--- START OF Recorded information ---
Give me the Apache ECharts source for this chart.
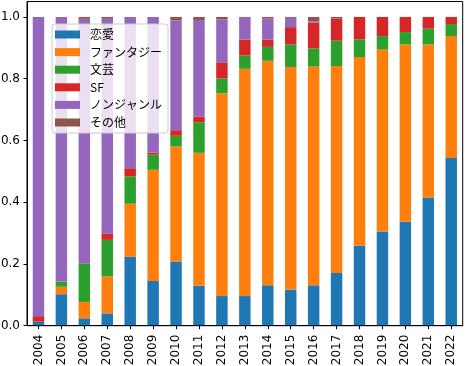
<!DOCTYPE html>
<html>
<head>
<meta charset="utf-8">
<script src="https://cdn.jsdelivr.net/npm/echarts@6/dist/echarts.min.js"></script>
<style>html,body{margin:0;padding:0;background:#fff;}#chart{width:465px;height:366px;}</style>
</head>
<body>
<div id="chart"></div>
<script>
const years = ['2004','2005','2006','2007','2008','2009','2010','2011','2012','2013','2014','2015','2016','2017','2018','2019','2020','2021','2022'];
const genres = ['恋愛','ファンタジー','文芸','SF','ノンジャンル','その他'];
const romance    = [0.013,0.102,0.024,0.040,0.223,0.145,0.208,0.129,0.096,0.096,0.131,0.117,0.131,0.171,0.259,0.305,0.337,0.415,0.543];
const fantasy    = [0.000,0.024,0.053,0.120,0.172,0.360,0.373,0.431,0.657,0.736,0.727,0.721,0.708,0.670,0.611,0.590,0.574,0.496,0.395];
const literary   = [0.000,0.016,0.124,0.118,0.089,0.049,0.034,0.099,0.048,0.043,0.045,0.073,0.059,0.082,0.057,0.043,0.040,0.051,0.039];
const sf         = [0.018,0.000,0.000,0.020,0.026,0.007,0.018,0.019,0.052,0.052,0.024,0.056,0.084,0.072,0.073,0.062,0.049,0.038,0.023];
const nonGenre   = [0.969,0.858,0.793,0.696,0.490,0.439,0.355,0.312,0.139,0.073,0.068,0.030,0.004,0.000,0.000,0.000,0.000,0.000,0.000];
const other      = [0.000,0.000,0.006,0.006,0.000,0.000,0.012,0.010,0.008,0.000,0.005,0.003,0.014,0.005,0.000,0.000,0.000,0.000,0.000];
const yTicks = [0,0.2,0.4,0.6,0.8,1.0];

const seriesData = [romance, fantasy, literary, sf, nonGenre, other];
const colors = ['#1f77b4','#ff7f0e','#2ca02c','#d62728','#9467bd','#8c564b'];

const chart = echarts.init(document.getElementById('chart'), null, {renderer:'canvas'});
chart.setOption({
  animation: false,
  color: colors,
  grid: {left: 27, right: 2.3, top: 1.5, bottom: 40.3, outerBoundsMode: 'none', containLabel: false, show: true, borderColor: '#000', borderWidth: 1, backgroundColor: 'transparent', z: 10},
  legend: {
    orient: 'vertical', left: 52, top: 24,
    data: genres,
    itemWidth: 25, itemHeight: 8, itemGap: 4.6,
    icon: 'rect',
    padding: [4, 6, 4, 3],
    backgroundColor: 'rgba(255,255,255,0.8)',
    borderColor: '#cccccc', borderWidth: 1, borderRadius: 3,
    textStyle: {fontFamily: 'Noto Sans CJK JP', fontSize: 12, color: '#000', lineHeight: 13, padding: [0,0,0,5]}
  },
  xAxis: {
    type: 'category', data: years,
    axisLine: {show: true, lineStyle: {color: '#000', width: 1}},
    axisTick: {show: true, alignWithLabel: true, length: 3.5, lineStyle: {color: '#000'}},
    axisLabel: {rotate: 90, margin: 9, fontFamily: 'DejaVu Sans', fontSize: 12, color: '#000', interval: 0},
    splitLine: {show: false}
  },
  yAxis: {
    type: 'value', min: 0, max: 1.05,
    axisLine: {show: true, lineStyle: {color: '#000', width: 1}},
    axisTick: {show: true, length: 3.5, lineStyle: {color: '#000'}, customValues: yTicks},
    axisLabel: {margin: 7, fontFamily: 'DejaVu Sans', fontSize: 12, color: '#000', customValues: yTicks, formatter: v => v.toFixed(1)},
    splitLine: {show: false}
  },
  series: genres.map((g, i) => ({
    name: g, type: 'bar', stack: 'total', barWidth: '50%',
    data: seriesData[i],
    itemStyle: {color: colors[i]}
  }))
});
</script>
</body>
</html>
--- END OF Recorded information ---
Exclude the pictures, and transcribe all of the material exactly.

▶ [Answer for this exercise]
Give me the Apache ECharts source for this chart.
<!DOCTYPE html>
<html>
<head>
<meta charset="utf-8">
<script src="https://cdn.jsdelivr.net/npm/echarts@6/dist/echarts.min.js"></script>
<style>html,body{margin:0;padding:0;background:#fff;}#chart{width:465px;height:366px;}</style>
</head>
<body>
<div id="chart"></div>
<script>
const years = ['2004','2005','2006','2007','2008','2009','2010','2011','2012','2013','2014','2015','2016','2017','2018','2019','2020','2021','2022'];
const genres = ['恋愛','ファンタジー','文芸','SF','ノンジャンル','その他'];
const romance    = [0.013,0.102,0.024,0.040,0.223,0.145,0.208,0.129,0.096,0.096,0.131,0.117,0.131,0.171,0.259,0.305,0.337,0.415,0.543];
const fantasy    = [0.000,0.024,0.053,0.120,0.172,0.360,0.373,0.431,0.657,0.736,0.727,0.721,0.708,0.670,0.611,0.590,0.574,0.496,0.395];
const literary   = [0.000,0.016,0.124,0.118,0.089,0.049,0.034,0.099,0.048,0.043,0.045,0.073,0.059,0.082,0.057,0.043,0.040,0.051,0.039];
const sf         = [0.018,0.000,0.000,0.020,0.026,0.007,0.018,0.019,0.052,0.052,0.024,0.056,0.084,0.072,0.073,0.062,0.049,0.038,0.023];
const nonGenre   = [0.969,0.858,0.793,0.696,0.490,0.439,0.355,0.312,0.139,0.073,0.068,0.030,0.004,0.000,0.000,0.000,0.000,0.000,0.000];
const other      = [0.000,0.000,0.006,0.006,0.000,0.000,0.012,0.010,0.008,0.000,0.005,0.003,0.014,0.005,0.000,0.000,0.000,0.000,0.000];
const yTicks = [0,0.2,0.4,0.6,0.8,1.0];

const seriesData = [romance, fantasy, literary, sf, nonGenre, other];
const colors = ['#1f77b4','#ff7f0e','#2ca02c','#d62728','#9467bd','#8c564b'];

const chart = echarts.init(document.getElementById('chart'), null, {renderer:'canvas'});
chart.setOption({
  animation: false,
  color: colors,
  grid: {left: 27, right: 2.3, top: 1.5, bottom: 40.3, outerBoundsMode: 'none', containLabel: false, show: true, borderColor: '#000', borderWidth: 1, backgroundColor: 'transparent', z: 10},
  legend: {
    orient: 'vertical', left: 52, top: 24,
    data: genres,
    itemWidth: 25, itemHeight: 8, itemGap: 4.6,
    icon: 'rect',
    padding: [4, 6, 4, 3],
    backgroundColor: 'rgba(255,255,255,0.8)',
    borderColor: '#cccccc', borderWidth: 1, borderRadius: 3,
    textStyle: {fontFamily: 'Noto Sans CJK JP', fontSize: 12, color: '#000', lineHeight: 13, padding: [0,0,0,5]}
  },
  xAxis: {
    type: 'category', data: years,
    axisLine: {show: true, lineStyle: {color: '#000', width: 1}},
    axisTick: {show: true, alignWithLabel: true, length: 3.5, lineStyle: {color: '#000'}},
    axisLabel: {rotate: 90, margin: 9, fontFamily: 'DejaVu Sans', fontSize: 12, color: '#000', interval: 0},
    splitLine: {show: false}
  },
  yAxis: {
    type: 'value', min: 0, max: 1.05,
    axisLine: {show: true, lineStyle: {color: '#000', width: 1}},
    axisTick: {show: true, length: 3.5, lineStyle: {color: '#000'}, customValues: yTicks},
    axisLabel: {margin: 7, fontFamily: 'DejaVu Sans', fontSize: 12, color: '#000', customValues: yTicks, formatter: v => v.toFixed(1)},
    splitLine: {show: false}
  },
  series: genres.map((g, i) => ({
    name: g, type: 'bar', stack: 'total', barWidth: '50%',
    data: seriesData[i],
    itemStyle: {color: colors[i]}
  }))
});
</script>
</body>
</html>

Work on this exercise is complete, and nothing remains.